▶ _GIVEN REQUEST_
Quote the data exactly, first line to the line containing "import plotly.graph_objects as go", with no pictures.

▶ _RAW DATA_

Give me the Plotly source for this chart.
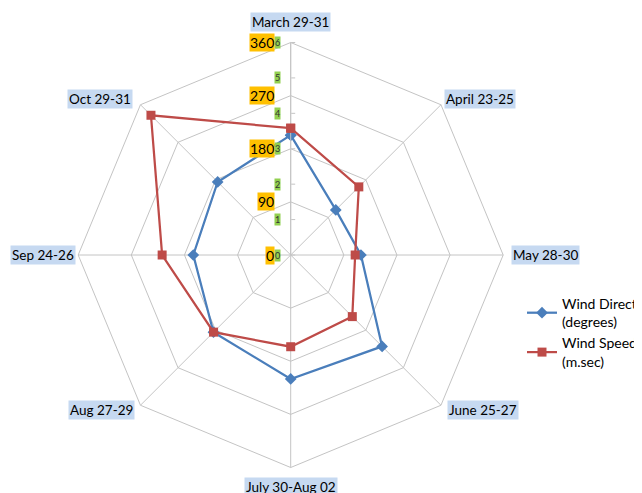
import math
import plotly.graph_objects as go

# periods around the radar, clockwise from the top
periods = ["March 29-31", "April 23-25", "May 28-30", "June 25-27",
           "July 30-Aug 02", "Aug 27-29", "Sep 24-26", "Oct 29-31"]
wind_direction = [203, 108, 119, 219, 210, 185, 165, 175]     # degrees
wind_speed = [3.58, 2.72, 1.82, 2.46, 2.59, 3.08, 3.63, 5.58]  # m/sec

direction_ticks = [0, 90, 180, 270, 360]
speed_ticks = [0, 1, 2, 3, 4, 5, 6]

W, H = 642, 493
OFF = 8                           # page body margin pushes the figure by 8px
CX, CY, R = 290.7, 255.0, 212.5   # radar centre and radius, screen pixels
GRID = "#c4c4c4"
FONT = "Lato"


def paper(px, py):
    # screen pixel -> paper fraction
    return (px - OFF) / W, 1 - (py - OFF) / H


def close(values):
    return list(values) + [values[0]]


x0, y1 = paper(CX - R, CY - R)
x1, y0 = paper(CX + R, CY + R)

fig = go.Figure()
fig.add_trace(go.Scatterpolar(
    r=close(wind_direction), theta=close(periods), mode="lines+markers",
    name="Wind Direction<br>(degrees)", subplot="polar",
    line=dict(color="#4a7ebb", width=2.25),
    marker=dict(symbol="diamond", size=9, color="#4a7ebb"),
))
fig.add_trace(go.Scatterpolar(
    r=close(wind_speed), theta=close(periods), mode="lines+markers",
    name="Wind Speed<br>(m.sec)", subplot="polar2",
    line=dict(color="#be4b48", width=2.25),
    marker=dict(symbol="square", size=9, color="#be4b48"),
))

angular = dict(direction="clockwise", rotation=90, categoryorder="array",
               categoryarray=periods, showticklabels=False, ticks="")

lx, ly = paper(522, 288)

fig.update_layout(
    width=W, height=H,
    # legend runs off the right edge like the original; don't let it squeeze the plot
    margin=dict(l=0, r=0, t=0, b=0, autoexpand=False),
    paper_bgcolor="white",
    font=dict(family=FONT, size=14, color="black"),
    polar=dict(
        domain=dict(x=[x0, x1], y=[y0, y1]), gridshape="linear", bgcolor="white",
        radialaxis=dict(range=[0, 360], tickvals=direction_ticks, angle=90,
                        showticklabels=False, ticks="", showline=True,
                        linecolor=GRID, gridcolor=GRID, gridwidth=1),
        angularaxis=dict(angular, showgrid=True, gridcolor=GRID,
                         showline=True, linecolor=GRID),
    ),
    polar2=dict(
        domain=dict(x=[x0, x1], y=[y0, y1]), gridshape="linear",
        bgcolor="rgba(0,0,0,0)",
        radialaxis=dict(range=[0, 6], tickvals=speed_ticks, angle=90,
                        showticklabels=False, showgrid=False, showline=False,
                        ticks="outside", ticklen=4, tickcolor=GRID),
        angularaxis=dict(angular, showgrid=False, showline=False),
    ),
    legend=dict(x=lx, y=ly, xanchor="left", yanchor="top",
                bgcolor="rgba(0,0,0,0)", font=dict(size=14)),
)

annotations = []

# category labels with light-blue boxes
label_offsets = [  # (dx, dy, xanchor)
    (0, -21, "center"), (3, -6, "left"), (8, 0, "left"), (6, 5, "left"),
    (0, 19, "center"), (-5, 5, "right"), (-68, 0, "left"), (-7, -6, "right"),
]
for k, (name, (dx, dy, xa)) in enumerate(zip(periods, label_offsets)):
    ang = math.radians(90 - 45 * k)
    x, y = paper(CX + R * math.cos(ang) + dx, CY - R * math.sin(ang) + dy)
    annotations.append(dict(x=x, y=y, xref="paper", yref="paper", text=name,
                            showarrow=False, xanchor=xa, yanchor="middle",
                            bgcolor="#c6d9f1", borderpad=1,
                            font=dict(size=13.5)))

# secondary (wind speed) tick labels, green
for v in speed_ticks:
    x, y = paper(281, CY - R * v / 6)
    annotations.append(dict(x=x, y=y, xref="paper", yref="paper", text=str(v),
                            showarrow=False, xanchor="right", yanchor="middle",
                            bgcolor="#92d050", borderpad=0,
                            font=dict(size=9, color="#333")))

# primary (wind direction) tick labels, orange
for v in direction_ticks:
    x, y = paper(275, CY - R * v / 360)
    annotations.append(dict(x=x, y=y, xref="paper", yref="paper", text=str(v),
                            showarrow=False, xanchor="right", yanchor="middle",
                            bgcolor="#ffc000", borderpad=0,
                            font=dict(size=14)))

fig.update_layout(annotations=annotations)

fig.write_html("out.html")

▶ _CORRECT RESULT_
Give me the Plotly source for this chart.
import math
import plotly.graph_objects as go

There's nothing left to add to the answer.